● **THE REQUEST**: Make an exact copy of the records, with the images left out.
▬▬▬▬▬▬▬▬▬▬
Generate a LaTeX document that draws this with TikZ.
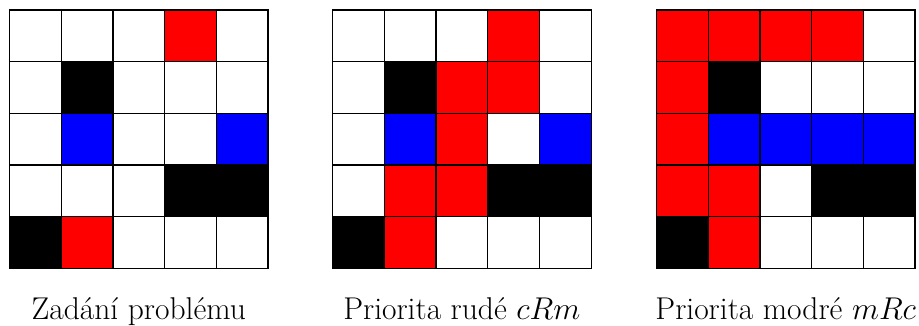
\RequirePackage{fix-cm}
\documentclass[tikz,border=0pt]{standalone}
\begin{document}
\begin{tikzpicture}[x=1pt,y=1pt,
  cellbox/.style={draw=black,line width=1.2pt},
  lbl/.style={anchor=base,font=\fontsize{31.5}{36}\selectfont,inner sep=0pt}]
\useasboundingbox (0,0) rectangle (919,326);
\def\cs{51.7}
\newcommand{\gridrow}[3]{% #1 x0, #2 row index, #3 list of colours
  \foreach \c [count=\i from 0] in {#3} {
    \filldraw[cellbox,fill=\c] ({#1+\i*\cs},{316-(#2+1)*\cs}) rectangle ++(\cs,\cs);
  }
}
% Grid 1
\gridrow{9.5}{0}{white,white,white,red,white}
\gridrow{9.5}{1}{white,black,white,white,white}
\gridrow{9.5}{2}{white,blue,white,white,blue}
\gridrow{9.5}{3}{white,white,white,black,black}
\gridrow{9.5}{4}{black,red,white,white,white}
% Grid 2
\gridrow{332.6}{0}{white,white,white,red,white}
\gridrow{332.6}{1}{white,black,red,red,white}
\gridrow{332.6}{2}{white,blue,red,white,blue}
\gridrow{332.6}{3}{white,red,red,black,black}
\gridrow{332.6}{4}{black,red,white,white,white}
% Grid 3
\gridrow{656.5}{0}{red,red,red,red,white}
\gridrow{656.5}{1}{red,black,white,white,white}
\gridrow{656.5}{2}{red,blue,blue,blue,blue}
\gridrow{656.5}{3}{red,red,white,black,black}
\gridrow{656.5}{4}{black,red,white,white,white}
\node[lbl] (l1) at ({9.5+2.5*\cs},6.5) {Zadání problému};
\node[lbl] (l2) at ({332.6+2.5*\cs},6.5) {Priorita rudé $cRm$};
\node[lbl] (l3) at ({656.5+2.5*\cs},6.5) {Priorita modré $mRc$};
\end{tikzpicture}
\end{document}
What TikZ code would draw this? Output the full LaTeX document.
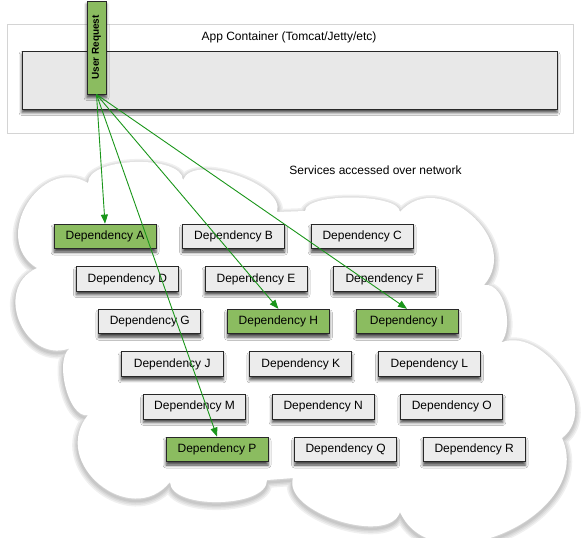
▬▬▬▬▬▬▬▬▬▬
● **WORKED SOLUTION**:
Generate a LaTeX document that draws this with TikZ.
\RequirePackage{fix-cm}
\documentclass[tikz,border=0pt]{standalone}
\begin{document}
\begin{tikzpicture}[x=1pt,y=1pt,
  cellbox/.style={draw=black,line width=1.2pt},
  lbl/.style={anchor=base,font=\fontsize{31.5}{36}\selectfont,inner sep=0pt}]
\useasboundingbox (0,0) rectangle (919,326);
\def\cs{51.7}
\newcommand{\gridrow}[3]{% #1 x0, #2 row index, #3 list of colours
  \foreach \c [count=\i from 0] in {#3} {
    \filldraw[cellbox,fill=\c] ({#1+\i*\cs},{316-(#2+1)*\cs}) rectangle ++(\cs,\cs);
  }
}
% Grid 1
\gridrow{9.5}{0}{white,white,white,red,white}
\gridrow{9.5}{1}{white,black,white,white,white}
\gridrow{9.5}{2}{white,blue,white,white,blue}
\gridrow{9.5}{3}{white,white,white,black,black}
\gridrow{9.5}{4}{black,red,white,white,white}
% Grid 2
\gridrow{332.6}{0}{white,white,white,red,white}
\gridrow{332.6}{1}{white,black,red,red,white}
\gridrow{332.6}{2}{white,blue,red,white,blue}
\gridrow{332.6}{3}{white,red,red,black,black}
\gridrow{332.6}{4}{black,red,white,white,white}
% Grid 3
\gridrow{656.5}{0}{red,red,red,red,white}
\gridrow{656.5}{1}{red,black,white,white,white}
\gridrow{656.5}{2}{red,blue,blue,blue,blue}
\gridrow{656.5}{3}{red,red,white,black,black}
\gridrow{656.5}{4}{black,red,white,white,white}
\node[lbl] (l1) at ({9.5+2.5*\cs},6.5) {Zadání problému};
\node[lbl] (l2) at ({332.6+2.5*\cs},6.5) {Priorita rudé $cRm$};
\node[lbl] (l3) at ({656.5+2.5*\cs},6.5) {Priorita modré $mRc$};
\end{tikzpicture}
\end{document}
What TikZ code would draw this? Output the full LaTeX document.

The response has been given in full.